Reflecting the church's ethnic diversity in the United States, the Pope followed his address with prayers in Spanish, Portuguese, Creole, Italian and Korean.
The Pope spoke as driving rain fell in the huge stadium. At times raindrops mixed with tears on the faces of the faithful.
In addition to immigration, John Paul touched on several controversial, though familiar, themes. He condemned abortion and euthanasia, drawing applause from many in the crowd. Moving seamlessly from the rights of immigrants to the rights of the unborn and the elderly, the pontiff noted that America had acted to overcome religious and racial intolerance.
"To a great extent, the story of America has been the story of long and difficult struggles to overcome the prejudices which excluded certain categories of people from a full share in the country's life," he said.

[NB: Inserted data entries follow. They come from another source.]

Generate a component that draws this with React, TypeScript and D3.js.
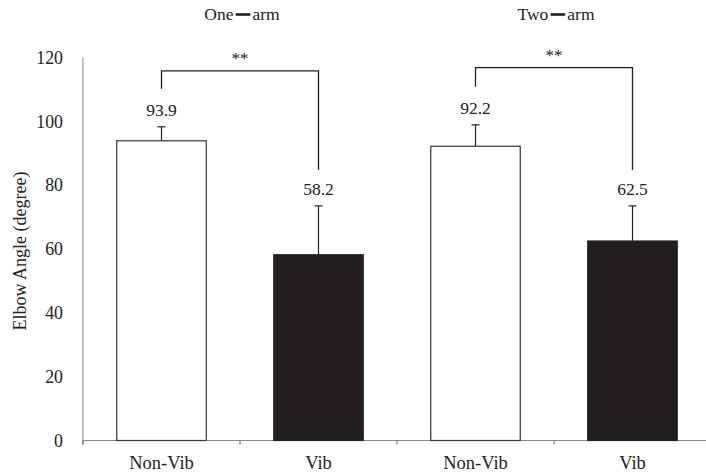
import React from "react";
import * as d3 from "d3";

const categories = ["Non-Vib", "Vib", "Non-Vib", "Vib"];
const means = [93.9, 58.2, 92.2, 62.5];
const sds = [4.4, 15.3, 6.7, 11.0];
const groups = ["One", "Two"];
const yTicks = [0, 20, 40, 60, 80, 100, 120];
const bracketLevels = [115.8, 116.8];
const sigLabels = ["**", "**"];

const W = 706;
const H = 472;
const FONT = "'Liberation Serif', 'Times New Roman', serif";

export default function App() {
  const x0 = 83;
  const y = d3.scaleLinear().domain([0, 120]).range([440.5, 57.5]);
  const x = d3
    .scaleBand<number>()
    .domain(categories.map((_, i) => i))
    .range([x0, 711])
    .paddingInner(0.43)
    .paddingOuter(0.215);
  const bw = x.bandwidth();
  const step = x.step();
  const cx = (i: number) => (x(i) as number) + bw / 2;
  const boundaries = [0, 1, 2, 3].map((i) => x0 + i * step);
  const labelY = (i: number) => y(means[i] + sds[i]) - 17;

  return (
    <svg width={W} height={H} style={{ display: "block", position: "absolute", left: 0, top: 0 }}>
      <rect width={W} height={H} fill="#fff" />
      {/* axes */}
      <line x1={x0} x2={x0} y1={y(120)} y2={y(0) + 4} stroke="#888" strokeWidth={1} />
      <line x1={x0} x2={W} y1={y(0)} y2={y(0)} stroke="#888" strokeWidth={1} />
      {boundaries.map((b, i) => (
        <line key={i} x1={b} x2={b} y1={y(0)} y2={y(0) + 4} stroke="#666" strokeWidth={1} />
      ))}
      {yTicks.map((t) => (
        <text key={t} x={63} y={y(t)} dy="0.35em" textAnchor="end" fontFamily={FONT} fontSize={17.8} fill="#222">
          {t}
        </text>
      ))}
      <text
        transform={`translate(20,251) rotate(-90)`}
        textAnchor="middle"
        dy="0.35em"
        fontFamily={FONT}
        fontSize={18}
        fill="#222"
      >
        Elbow Angle (degree)
      </text>
      {/* bars */}
      {means.map((m, i) => (
        <g key={i}>
          <line x1={cx(i)} x2={cx(i)} y1={y(m)} y2={y(m + sds[i])} stroke="#222" strokeWidth={1.2} />
          <line x1={cx(i) - 4} x2={cx(i) + 4} y1={y(m + sds[i])} y2={y(m + sds[i])} stroke="#222" strokeWidth={1.2} />
          <rect
            x={x(i)}
            y={y(m)}
            width={bw}
            height={y(0) - y(m)}
            fill={i % 2 === 0 ? "#fff" : "#231f20"}
            stroke={i % 2 === 0 ? "#333" : "#231f20"}
            strokeWidth={1.2}
          />
          <text x={cx(i)} y={labelY(i)} dy="0.35em" textAnchor="middle" fontFamily={FONT} fontSize={17.5} fill="#222">
            {m.toFixed(1)}
          </text>
          <text x={cx(i)} y={463} dy="0.35em" textAnchor="middle" fontFamily={FONT} fontSize={18.5} fill="#222">
            {categories[i]}
          </text>
        </g>
      ))}
      {/* brackets and titles */}
      {groups.map((g, gi) => {
        const a = gi * 2;
        const b = a + 1;
        const top = y(bracketLevels[gi]);
        const la = labelY(a) - 21;
        const lb = labelY(b) - 19;
        const mid = (cx(a) + cx(b)) / 2;
        return (
          <g key={g}>
            <path
              d={`M${cx(a)},${la}V${top}H${cx(b)}V${lb}`}
              fill="none"
              stroke="#222"
              strokeWidth={1.3}
            />
            <text x={mid} y={top - 13} dy="0.35em" textAnchor="middle" fontFamily={FONT} fontSize={17} fill="#222">
              {sigLabels[gi]}
            </text>
            <text x={mid + 2} y={20} textAnchor="middle" fontFamily={FONT} fontSize={17.5} fill="#222">
              {g}
              <tspan dx={3} dy={-3} fontSize={13} fontWeight="bold" stroke="#222" strokeWidth={1.4}>{"\u2014"}</tspan>
              <tspan dx={3} dy={3}>arm</tspan>
            </text>
          </g>
        );
      })}
    </svg>
  );
}
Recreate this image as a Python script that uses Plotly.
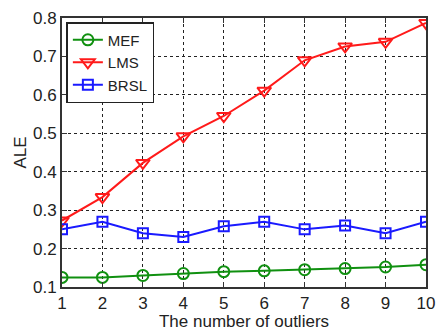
import plotly.graph_objects as go

x_vals = [1, 2, 3, 4, 5, 6, 7, 8, 9, 10]
mef = [0.125, 0.125, 0.130, 0.135, 0.140, 0.142, 0.145, 0.148, 0.152, 0.158]
lms = [0.273, 0.334, 0.423, 0.492, 0.545, 0.611, 0.690, 0.726, 0.738, 0.787]
brsl = [0.250, 0.270, 0.240, 0.230, 0.258, 0.270, 0.250, 0.260, 0.240, 0.270]
y_ticks = [0.1, 0.2, 0.3, 0.4, 0.5, 0.6, 0.7, 0.8]

FONT = "Liberation Sans, Arial"
fig = go.Figure()
fig.add_trace(go.Scatter(x=x_vals, y=mef, name="MEF", mode="lines+markers",
                         line=dict(color="#109010", width=2),
                         marker=dict(symbol="circle-open", size=11, color="#109010", line=dict(width=2))))
fig.add_trace(go.Scatter(x=x_vals, y=lms, name="LMS", mode="lines+markers",
                         line=dict(color="#ff1a1a", width=2),
                         marker=dict(symbol="triangle-down-open", size=12, color="#ff1a1a", line=dict(width=2))))
fig.add_trace(go.Scatter(x=x_vals, y=brsl, name="BRSL", mode="lines+markers",
                         line=dict(color="#1a1aff", width=2),
                         marker=dict(symbol="square-open", size=10, color="#1a1aff", line=dict(width=2))))

axis_common = dict(showline=True, linecolor="#333333", linewidth=2, mirror="ticks",
                   ticks="inside", ticklen=5, tickcolor="#333333",
                   showgrid=True, gridcolor="#222222", gridwidth=1, griddash="dot",
                   zeroline=False, ticklabeloverflow="allow",
                   tickfont=dict(family=FONT, size=17, color="#222222"))

fig.update_xaxes(range=[1, 10], tickvals=x_vals, ticktext=[str(v) for v in x_vals],
                 title=dict(text="The number of outliers", standoff=0,
                            font=dict(family=FONT, size=17, color="#222222")),
                 **axis_common)
fig.update_yaxes(range=[0.1, 0.8], tickvals=y_ticks,
                 ticktext=[f"{v:.1f}" for v in y_ticks],
                 title=dict(text="ALE", standoff=2,
                            font=dict(family=FONT, size=17, color="#222222")),
                 **axis_common)

fig.update_layout(width=441, height=331,
                  margin=dict(l=62, r=6, t=18, b=38),
                  paper_bgcolor="white", plot_bgcolor="white",
                  showlegend=True,
                  legend=dict(x=0.012, y=0.985, xanchor="left", yanchor="top",
                              bgcolor="white", bordercolor="#222222", borderwidth=1.5,
                              font=dict(family=FONT, size=15, color="#222222"),
                              itemwidth=30, tracegroupgap=0))

fig.write_html("out.html")
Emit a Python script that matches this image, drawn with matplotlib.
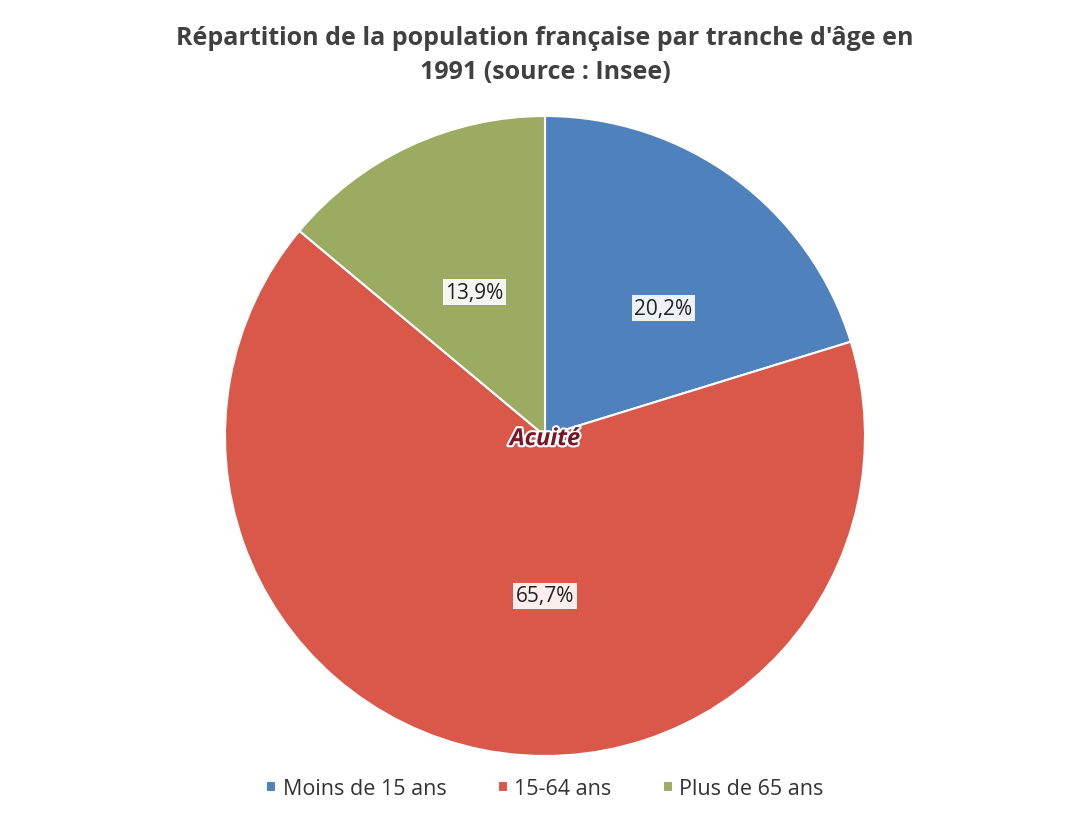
import matplotlib
matplotlib.use("Agg")
import matplotlib.pyplot as plt
import matplotlib.patheffects as pe

labels = ["Moins de 15 ans", "15-64 ans", "Plus de 65 ans"]
values = [20.2, 65.7, 13.9]
pct_text = ["20,2%", "65,7%", "13,9%"]
colors = ["#4f81bd", "#d9584a", "#9bab62"]

plt.rcParams["font.family"] = ["Open Sans", "DejaVu Sans"]

fig = plt.figure(figsize=(10.9, 8.28), dpi=100)
ax = fig.add_axes([225 / 1090, (828 - 437 - 320) / 828, 640 / 1090, 640 / 828])
wedges, _ = ax.pie(values, colors=colors, startangle=90, counterclock=False,
                   wedgeprops={"edgecolor": "white", "linewidth": 1.5})
ax.set_xlim(-1, 1)
ax.set_ylim(-1, 1)
ax.set_aspect("equal")

pos = [(0.37, 0.40), (0.0, -0.50), (-0.22, 0.45)]
for (x, y), t in zip(pos, pct_text):
    ax.text(x, y, t, ha="center", va="center", fontsize=15, color="#222222",
            bbox={"facecolor": "white", "edgecolor": "none", "pad": 2, "alpha": 0.9})

ax.text(0.0, -0.01, "Acuité", ha="center", va="center", fontsize=17,
        fontweight="bold", style="italic", color="#7a1528",
        path_effects=[pe.withStroke(linewidth=3, foreground="white")])

fig.suptitle("Répartition de la population française par tranche d'âge en\n1991 (source : Insee)",
             y=0.968, fontsize=18, fontweight="bold", color="#404040", linespacing=1.45)

fig.legend(wedges, labels, loc="lower center", bbox_to_anchor=(0.5, 0.01), ncol=3,
           frameon=False, fontsize=15.5, handlelength=0.45, handleheight=0.45,
           columnspacing=2.4, handletextpad=0.3, labelcolor="#333333")

fig.savefig("out.png", dpi=100)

"Sadly, a new class of people is being excluded. When the unborn child--the stranger in the womb--is declared to be beyond the protection of society, not only are America's deepest traditions radically undermined and endangered, but a moral blight is brought upon society."
Pushing home his point, John Paul turned to threats against the elderly, the handicapped and society's outcasts.
"When innocent human beings are declared inconvenient or burdensome and thus unworthy of legal and social protection, grievous damage is done to the moral foundations of the democratic community," he said.
"The right to life is the first of all rights. It is the foundation of democratic liberties and the keystone of the edifice of civil society. Both as Americans and as followers of Christ, American Catholics must be committed to the defense of life in all its stages and in every condition."
The Pope's remarks on immigration were clearly viewed by church officials as among the most significant statements of his American journey.
In an interview, Mahony said that he hoped "people of goodwill" would think about the Pope's remarks. "The role of the Pope is not to speak to public opinion but rather to call on us to follow God's ways," he said. "All of us are immigrants or of immigrant roots, and will hopefully think more fully about these issues."
While many U.S. Catholics and the news media have frequently stressed the Pope's teachings against birth control and abortion, he has been widely popular in developing countries, where his emphasis on social and economic justice has struck responsive chords.
The Pope entered a stadium filled with a sea of multicolored slickers. Many in the crowd had waited patiently and cheerfully for hours in rain that alternated between drizzle and downpour.
The bad weather forced the Secret Service to abandon its plans to fly the Pope from Manhattan to New Jersey in a Marine helicopter. A motorcade was substituted.
"Water is a sign of life, a sign of God's blessing," the Pope said as the stadium crowd cheered.
Slowly, with rain streaking the windshield of the "Popemobile," John Paul circled the football field. Windblown nuns waved while tens of thousands in the crowd snapped pictures.
The specially designed, bulletproof vehicle does not have windshield wipers, and its side windows were kept partially open.
Officials estimated the crowd at 82,948, each one screened by metal detectors. Security was so tight that for a time the Secret Service refused to allow umbrellas into the stadium. But the bad weather forced agents to relent.
The rain and wind made lighting the altar candles an adventure. At one point, a gust blew off the Pope's white skullcap.
But no one seemed to mind.
"For me, just being here is enough," said Joan Valencia, 35, a telephone company worker from Plainfield, N.J. "The people are like a family today--no hustle, no bustle, no rush."
"He brings us close to God," said Isabel McLaughlin, 81, who lives in a home for the elderly in Totowa, N.J.
Times staff writer Robert L. Jackson and special correspondent Helaine Olen contributed to this story.